Jan-Jan van Essche

@susan shared this, since Jan-Jan van Essche is the person destined to design my wardrobe.

However, there is a certain minimalism in the way you approach fashion production. You don’t work so much with seasons, right?

During the first three years, I used to design only one annual collection. I still don’t really believe in the seasonal wardrobe. Every time of the year I wear more or less the same clothes–sometimes one layer, sometimes five. That is how I define seasons.

Which specific topics do inform your design choices and directions?

My collections always have the same central theme. The same moodboard has been on my walls now for three years. There are some things I take away or add but in the end it is a very slow process that retains certain key elements. I don’t reinvent myself with every collection. I see it more as a continuous story.
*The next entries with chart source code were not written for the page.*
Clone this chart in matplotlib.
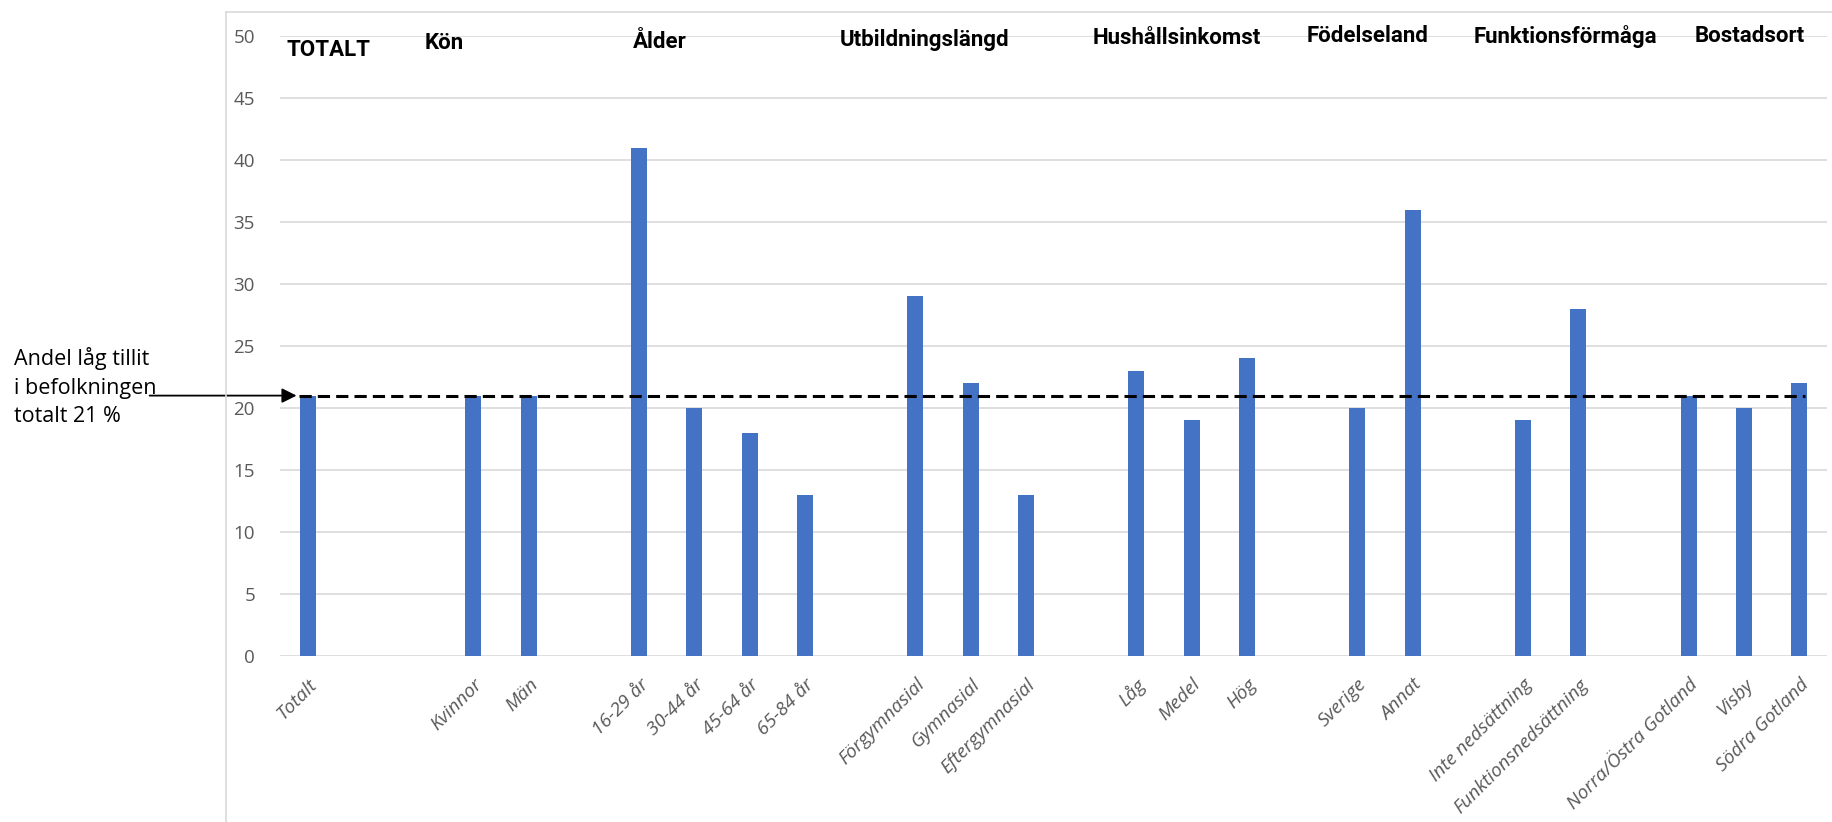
import numpy as np
import matplotlib.pyplot as plt
from matplotlib.lines import Line2D

# andel (%) med låg tillit per grupp; None = tom plats mellan grupperna
labels = ["Totalt", "", "", "Kvinnor", "Män", "",
          "16-29 år", "30-44 år", "45-64 år", "65-84 år", "",
          "Förgymnasial", "Gymnasial", "Eftergymnasial", "",
          "Låg", "Medel", "Hög", "",
          "Sverige", "Annat", "",
          "Inte nedsättning", "Funktionsnedsättning", "",
          "Norra/Östra Gotland", "Visby", "Södra Gotland"]
values = [21, None, None, 21, 21, None,
          41, 20, 18, 13, None,
          29, 22, 13, None,
          23, 19, 24, None,
          20, 36, None,
          19, 28, None,
          21, 20, 22]
total_level = 21

groups = ["TOTALT", "Kön", "Ålder", "Utbildningslängd", "Hushållsinkomst",
          "Födelseland", "Funktionsförmåga", "Bostadsort"]
# rubrikernas placering (x i kategori-enheter, y i procent)
group_x = [-0.38, 2.12, 5.88, 9.64, 14.2, 18.08, 21.1, 25.1]
group_y = [48.9, 49.4, 49.5, 49.7, 49.8, 50.0, 50.0, 50.0]

bar_color = "#4472C4"
grid_color = "#d9d9d9"
tick_color = "#595959"

fig = plt.figure(figsize=(18.32, 8.22), dpi=100)
ax = fig.add_axes([280 / 1832, 1 - 656 / 822, (1827 - 280) / 1832, (656 - 36) / 822])

x = np.arange(len(labels))
heights = [v if v is not None else 0 for v in values]
ax.bar(x, heights, width=0.29, color=bar_color, zorder=3)

ax.set_xlim(-0.5, len(labels) - 0.5)
ax.set_ylim(0, 50)
ax.set_yticks(np.arange(0, 51, 5))
ax.yaxis.grid(True, color=grid_color, linewidth=1.2, zorder=0)
for s in ax.spines.values():
    s.set_visible(False)
ax.tick_params(axis="both", length=0, colors=tick_color, labelsize=13.5)
ax.tick_params(axis="y", pad=18)

ticks = [i for i, l in enumerate(labels) if l]
ax.set_xticks(ticks)
ax.set_xticklabels([labels[i] for i in ticks], rotation=45, ha="right",
                   va="top", rotation_mode="anchor", fontstyle="italic",
                   fontsize=13.8, color=tick_color, family="Open Sans")
ax.tick_params(axis="x", pad=14)
for t in ax.get_yticklabels():
    t.set_family("Open Sans")

# gruppernas rubriker
for name, gx, gy in zip(groups, group_x, group_y):
    ax.text(gx, gy, name, ha="left", va="center", fontsize=16,
            fontweight="bold", family="Roboto", color="black")

# referenslinje för hela befolkningen
ax.plot([-0.15, 27.1], [total_level, total_level], color="black",
        linestyle=(0, (4, 2)), linewidth=2.2, zorder=4)
ax.annotate("", xy=(-0.15, total_level), xytext=(-2.91, total_level),
            arrowprops=dict(arrowstyle="-|>", color="black", lw=1.3,
                            mutation_scale=22),
            annotation_clip=False, zorder=5)
fig.text(14 / 1832, 1 - 387 / 822,
         "Andel låg tillit\ni befolkningen\ntotalt %d %%" % total_level,
         ha="left", va="center", fontsize=15.5, linespacing=1.45,
         family="Open Sans")

# ram runt diagramytan
fig.add_artist(Line2D([226 / 1832, 226 / 1832], [0, 1 - 12 / 822],
                      color=grid_color, linewidth=1.2))
fig.add_artist(Line2D([226 / 1832, 1], [1 - 12 / 822, 1 - 12 / 822],
                      color=grid_color, linewidth=1.2))

fig.savefig("out.png", dpi=100)
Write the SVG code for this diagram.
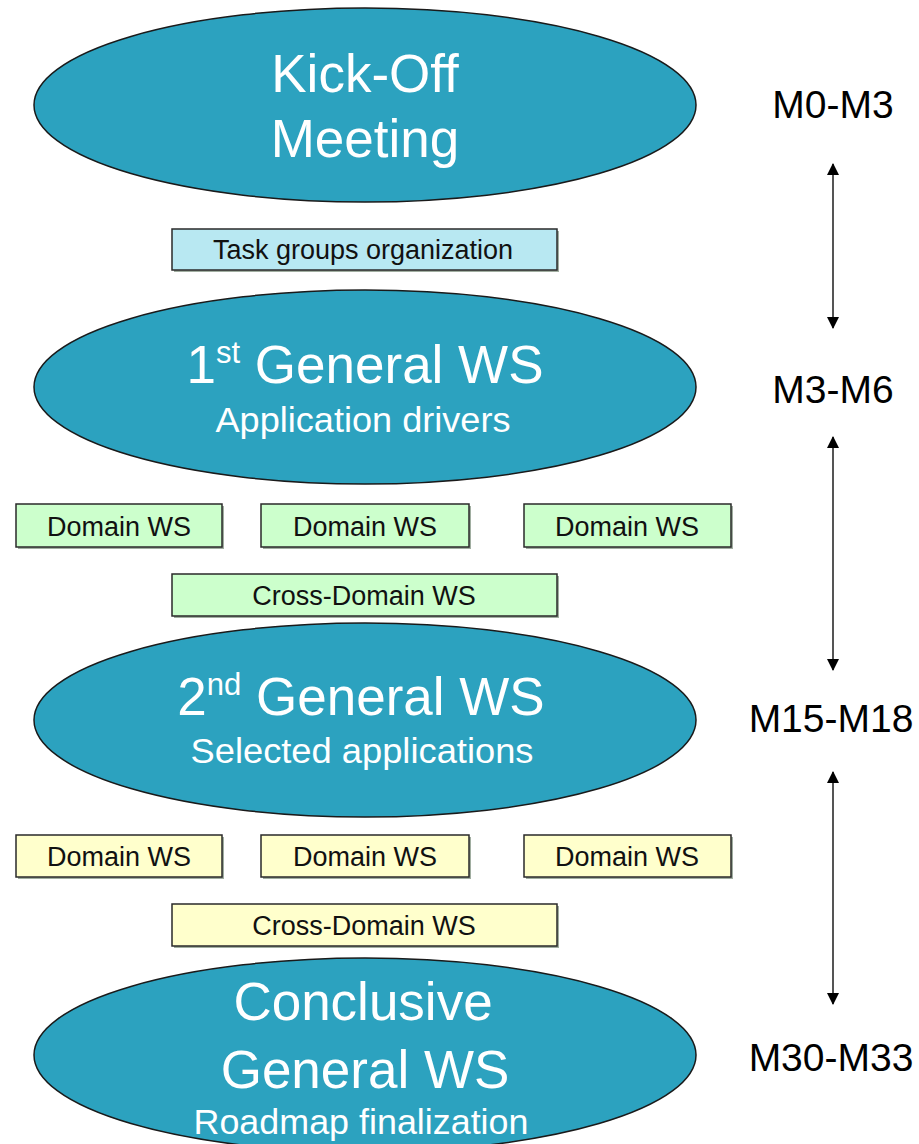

And what is that story about?

It might sound a bit esoteric but I would say it’s a story about comfort and freedom. I don’t want to feel “obstructed” by clothes but rather liberated. I don’t want to dress the people who wear my clothes in a certain way, they should be who they are and act as they would. I have the feeling that clothes are often made as a second skin–a skin of a second persona. My clothes are open for personal interpretation and styling but, of course, they have a certain identity too-

How would you define that identity?

There is something I come across a lot in folk culture and traditional garments: the fact that the body shapes the garment more than the other way around. A kimono is the same cut and size for men and for women. A boubou in Africa is merely the width of the fabric–how it looks depends on how you look.
I really like to see the variants of fabric while people move and interact.

We are good enough as we are. I’d say that’s what defines my clothes along with natural textiles, soft colors, monochromatic palettes and less and less seams.